Green jobs
Written by Johan on October 19, 2009 – 8:34 pmProponents of the carbon tax, cap-and-trade schemes, or other CO2-reducing policies sometimes argue that not only would such policies be good for the environment, they would also create new jobs. I have never found that line of reasoning particularly persuasive. After all, those jobs would be subsidized by money taken out of other industries, where jobs would be lost. Tyler Cowen provides a more obvious and intuitive counter-argument: work is a cost.
But if it takes more jobs to produce “green energy,” that is a net cost to the economy, not a benefit.
He then goes on to the misalignment of resources, similar to the argument behind my skepticism.
We’re dealing now with something beyond the Keynesian short run and so those extra jobs are a drain of resources from elsewhere. If you wish, sub out the word “energy” and sub in the word “agriculture” and then reevaluate the sentence from the vantage point of 1900. Would it truly create net jobs — much less good jobs — to trash tractors and industrial fertilizer? The ideal situation would be a technology where very few jobs were required to create and distribute the nation’s energy supply. Remember Bastiat’s candlemakers’ petition against the sun?
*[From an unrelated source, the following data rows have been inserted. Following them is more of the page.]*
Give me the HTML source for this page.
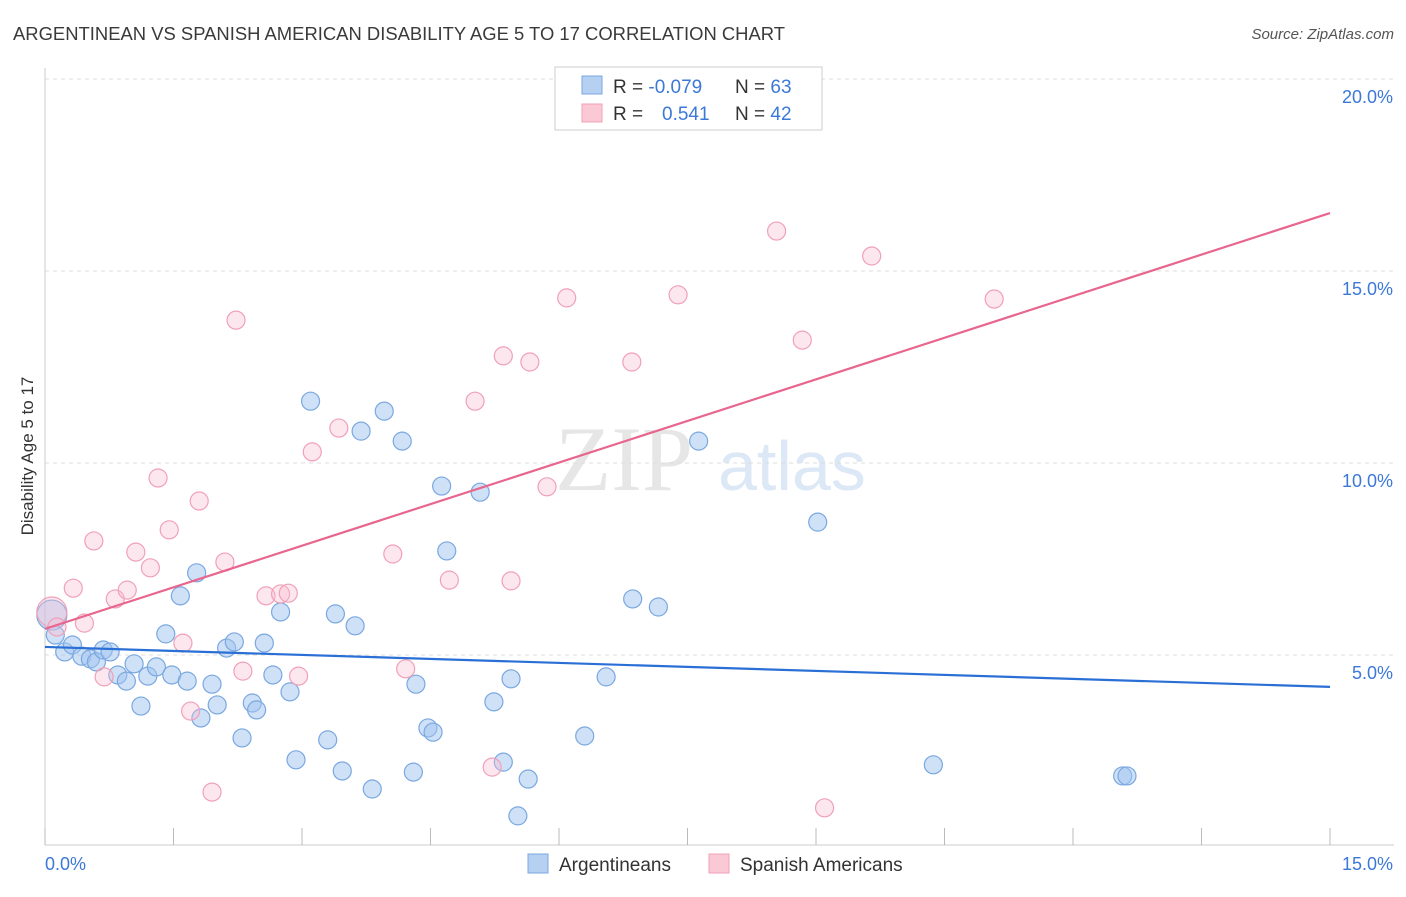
<!DOCTYPE html>
<html><head><meta charset="utf-8">
<style>
html,body{margin:0;padding:0;background:#fff;}
body{width:1406px;height:892px;overflow:hidden;font-family:"Liberation Sans",sans-serif;}
</style></head>
<body>
<svg id="chart" width="1406" height="892" xmlns="http://www.w3.org/2000/svg" font-family="Liberation Sans, sans-serif">
  <text x="13" y="40" font-size="18" fill="#3a3a3a" textLength="772" lengthAdjust="spacingAndGlyphs">ARGENTINEAN VS SPANISH AMERICAN DISABILITY AGE 5 TO 17 CORRELATION CHART</text>
  <text x="1394" y="39" font-size="15" fill="#555" text-anchor="end" font-style="italic">Source: ZipAtlas.com</text>
  <text transform="translate(33,456) rotate(-90)" font-size="17" fill="#333" text-anchor="middle">Disability Age 5 to 17</text>
  <g>
    <text x="555" y="490" font-size="92" fill="#e6e6e6" font-family="Liberation Serif, serif">ZIP</text>
    <text x="718" y="490" font-size="70" fill="#dce8f6">atlas</text>
  </g>
  <g id="grid"></g>
  <g id="axes"></g>
  <g id="marks"></g>
  <g>
    <rect x="555" y="67" width="267" height="63" fill="#fff" stroke="#ccc"/>
    <rect x="582" y="76" width="20" height="18" fill="#b6d0f2" stroke="#7aa8e0"/>
    <rect x="582" y="104" width="20" height="18" fill="#fbc8d6" stroke="#f0a0b8"/>
    <text x="613" y="93" font-size="19" fill="#333">R = <tspan fill="#3b78d8">-0.079</tspan></text>
    <text x="735" y="93" font-size="19" fill="#333">N = <tspan fill="#3b78d8">63</tspan></text>
    <text x="613" y="120" font-size="19" fill="#333">R = <tspan fill="#3b78d8" x="662">0.541</tspan></text>
    <text x="735" y="120" font-size="19" fill="#333">N = <tspan fill="#3b78d8">42</tspan></text>
  </g>
  <g>
    <rect x="528" y="854" width="20" height="19" fill="#b6d0f2" stroke="#7aa8e0"/>
    <text x="559" y="871" font-size="19" fill="#333">Argentineans</text>
    <rect x="709" y="854" width="20" height="19" fill="#fbc8d6" stroke="#f0a0b8"/>
    <text x="740" y="871" font-size="19" fill="#333">Spanish Americans</text>
  </g>
</svg>
<script>
const xTickLabels = ["0.0%", "15.0%"];
const yTicks = [5, 10, 15, 20];
const yTickLabels = ["5.0%", "10.0%", "15.0%", "20.0%"];
const blueX = [0.08,0.12,0.23,0.32,0.43,0.53,0.60,0.68,0.76,0.85,0.95,1.04,1.12,1.20,1.30,1.41,1.48,1.58,1.66,1.77,1.82,1.95,2.01,2.12,2.21,2.30,2.42,2.47,2.56,2.66,2.75,2.86,2.93,3.10,3.30,3.39,3.47,3.62,3.69,3.82,3.96,4.17,4.30,4.33,4.47,4.53,4.63,4.69,5.08,5.24,5.35,5.44,5.52,5.64,6.30,6.55,6.86,7.16,7.63,9.02,10.37,12.58,12.63];
const blueY = [6.04,5.52,5.08,5.26,4.97,4.90,4.82,5.13,5.08,4.48,4.32,4.77,3.67,4.45,4.69,5.55,4.48,6.54,4.32,7.14,3.36,4.24,3.70,5.18,5.34,2.84,3.75,3.57,5.31,4.48,6.12,4.04,2.27,11.61,2.79,6.07,1.98,5.76,10.83,1.51,11.35,10.57,1.95,4.24,3.10,2.99,9.40,7.71,9.24,3.78,2.21,4.38,0.81,1.77,2.89,4.43,6.46,6.25,10.57,8.46,2.14,1.85,1.85];
const pinkX = [0.08,0.14,0.33,0.46,0.57,0.69,0.82,0.96,1.06,1.23,1.32,1.45,1.61,1.70,1.80,1.95,2.10,2.23,2.31,2.58,2.75,2.84,2.96,3.12,3.43,4.06,4.21,4.72,5.02,5.22,5.35,5.44,5.66,5.86,6.09,6.85,7.39,8.54,8.84,9.10,9.65,11.08];
const pinkY = [6.12,5.73,6.74,5.83,7.97,4.43,6.46,6.69,7.68,7.27,9.61,8.26,5.31,3.54,9.01,1.43,7.42,13.72,4.58,6.54,6.59,6.61,4.45,10.29,10.91,7.63,4.64,6.95,11.61,2.08,12.79,6.93,12.63,9.38,14.30,12.63,14.38,16.04,13.20,1.02,15.39,14.27];
const blueTrend = [5.21, 4.17];
const pinkTrend = [5.68, 16.51];
const trendX = [0, 15];

const NS = "http://www.w3.org/2000/svg";
const X0 = 45, X1 = 1330, Y0 = 847, PXPER = 38.4;
function sx(v){ return X0 + (X1 - X0) * v / 15; }
function sy(v){ return Y0 - v * PXPER; }
function mk(tag, attrs, parent){ const e = document.createElementNS(NS, tag); for (const k in attrs) e.setAttribute(k, attrs[k]); parent.appendChild(e); return e; }

const grid = document.getElementById('grid');
const axes = document.getElementById('axes');
const marks = document.getElementById('marks');

yTicks.forEach((t, i) => {
  const l = mk('line', {x1: X0, x2: 1394, y1: sy(t), y2: sy(t), stroke: '#ddd', 'stroke-dasharray': '4,4'}, grid);
  
  
  const tx = mk('text', {x: 1393, y: sy(t) + 24, 'font-size': 18, fill: '#3b78d8', 'text-anchor': 'end'}, axes);
  tx.textContent = yTickLabels[i];
  
  
});
const ax = mk('line', {x1: X0, x2: 1394, y1: 845, y2: 845, stroke: '#ccc'}, axes);


const ay = mk('line', {x1: X0, x2: X0, y1: 68, y2: 845, stroke: '#ccc'}, axes);


for (let i = 0; i <= 10; i++) {
  const v = i * 1.5;
  const tk = mk('line', {x1: sx(v), x2: sx(v), y1: 828, y2: 845, stroke: '#bbb'}, axes);
  
  
}
const xl0 = mk('text', {x: 45, y: 870, 'font-size': 18, fill: '#3b78d8'}, axes);
xl0.textContent = xTickLabels[0];


const xl1 = mk('text', {x: 1393, y: 870, 'font-size': 18, fill: '#3b78d8', 'text-anchor': 'end'}, axes);
xl1.textContent = xTickLabels[1];



function dots(xs, ys, fill, stroke, name){
  xs.forEach((x, i) => {
    const r = i === 0 ? 15 : 9;
    const c = mk('circle', {cx: sx(x), cy: sy(ys[i]), r: r, fill: fill, stroke: stroke, 'stroke-width': 1.2}, marks);
    
    
  });
}
dots(blueX, blueY, 'rgba(160,196,240,0.5)', '#7aa8e0', 'argentinean-point');
dots(pinkX, pinkY, 'rgba(248,185,205,0.35)', '#f0a0b8', 'spanish-american-point');

const bl = mk('line', {x1: sx(trendX[0]), y1: sy(blueTrend[0]), x2: sx(trendX[1]), y2: sy(blueTrend[1]), stroke: '#2a6fd6', 'stroke-width': 2.2}, marks);


const pl = mk('line', {x1: sx(trendX[0]), y1: sy(pinkTrend[0]), x2: sx(trendX[1]), y2: sy(pinkTrend[1]), stroke: '#e8668e', 'stroke-width': 2.2}, marks);


</script>
</body></html>
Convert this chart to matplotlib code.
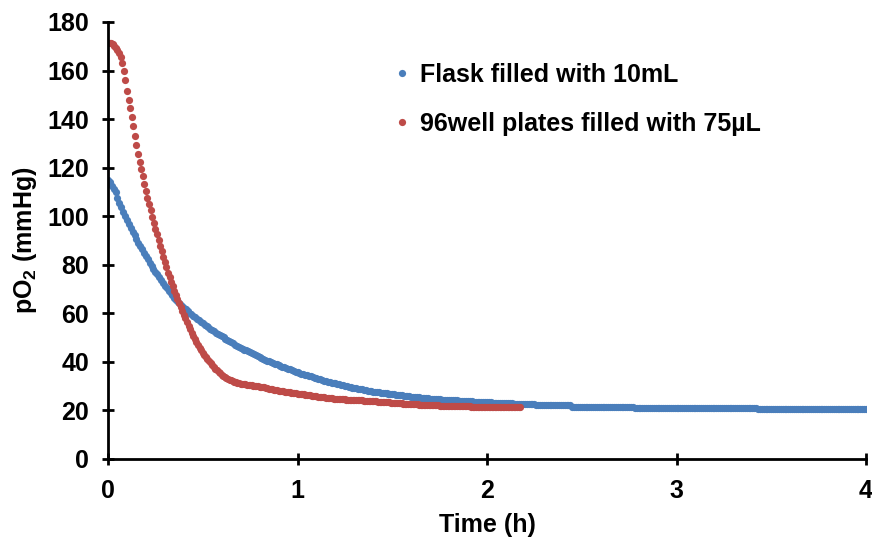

It’s turning out to be a better hypothetical example than Bastiat himself ever realized.
There are a couple of points “green jobs”-believers could make. Perhaps most sensibly, the Pigouvians among them could argue that resources are currently misaligned (away from the green sector) because of the negative externalities of CO2 emissions. An optimal Pigouvian tax would correct this. In theory, this is correct. In reality it seems difficult to figure out what the correct tax level would be; there is no easy way of knowing how much people would be willing to pay to lower emissions by a certain amount. It is also a bit unclear which people we should consider. Surely, the currently unborn ought to have some say, given that they are the ones that will face most of the consequences? Also, we have little knowledge of future technology. Still, it is not unreasonable to assume that the optimal tax level is higher than zero, so a moderate carbon tax is likely to be a good policy — especially if other, more clearly misaligning, taxes are lowered instead.
They might also argue that despite the net loss, these green jobs are more valuable. That may or may not be so, but it is ultimately beside the point.
All things considered, I remain skeptical towards this line of reasoning. That does not mean that any of these policies are necessarily bad, although good legislation in theory very seldom gets turned into good policy in the real world. And it is in the real world we will have to live with the policies that become adopted.